When configuring <site> elements, make sure of the following when a <site> element contains multiple hostName values (using wildcards (*) or pipes (|)):

  1. The <site> element also contains a targetHostName value. Otherwise, Sitecore won’t be able to apply a host name to incoming item URLs which match one of the hostName patterns in your <site> element. As a result, when considering the Coveo for Sitecore 6-point site selection sequence explained at the end of the How the site is resolved at indexing time section, item URLs will use a fallback <site> hostName (step 4), the <serverUrl> value (step 5), or a default host (step 6).

  2. The site has a single targetHostName (that is, targetHostName must not contain a wildcard (*) or pipe (|)). Otherwise, once again, Sitecore won’t be able to apply a host name to incoming item URLs which match one of the hostName patterns in your <site> element. Instead, Sitecore will use a fallback host name, somewhere between steps 4 and 6 in the site selection sequence.

    Note

    Coveo for Sitecore logs a warning when a site definition contains multiple targetHostName values.

    Warning shown by Coveo for Sitecore for multi TargetHostName sites | Coveo for Sitecore 5
  3. The Rendering.SiteResolving setting must be set to true.

SXA site item clickable URIs

In SXA, you configure site definitions under <SXA_SITE_NAME>/Settings/Site Grouping rather than in configuration files. Nonetheless, Coveo for Sitecore handles SXA site item clickable URI computations at indexing and query time the same way it does with non-SXA sites. The common pitfalls mentioned previously therefore apply to SXA sites as well.

You can use the switchableLinkProvider default link provider or set the Link Provider name site definition field to the sitecore provider.
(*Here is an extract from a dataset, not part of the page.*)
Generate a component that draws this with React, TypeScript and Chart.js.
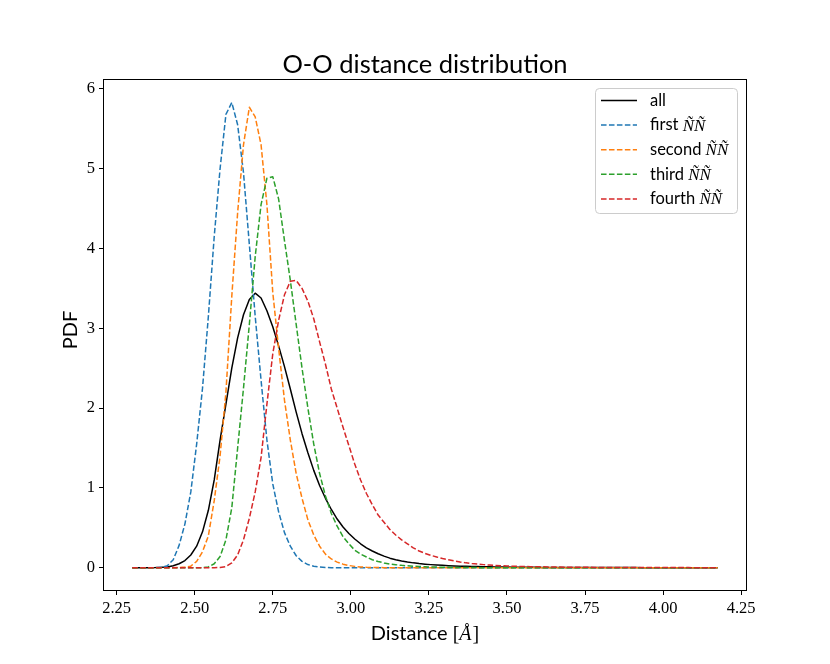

The computed clickable URIs at indexing and at query time will be the same using both providers.

Make sure you’ve selected a Start Item in your SXA site definition (as you would do by specifying <site> element rootPath and startItem attribute values in non-SXA sites). Also refer to the Manage multiple sites with the SXA Site Manager article to ensure you don’t have any site conflicts.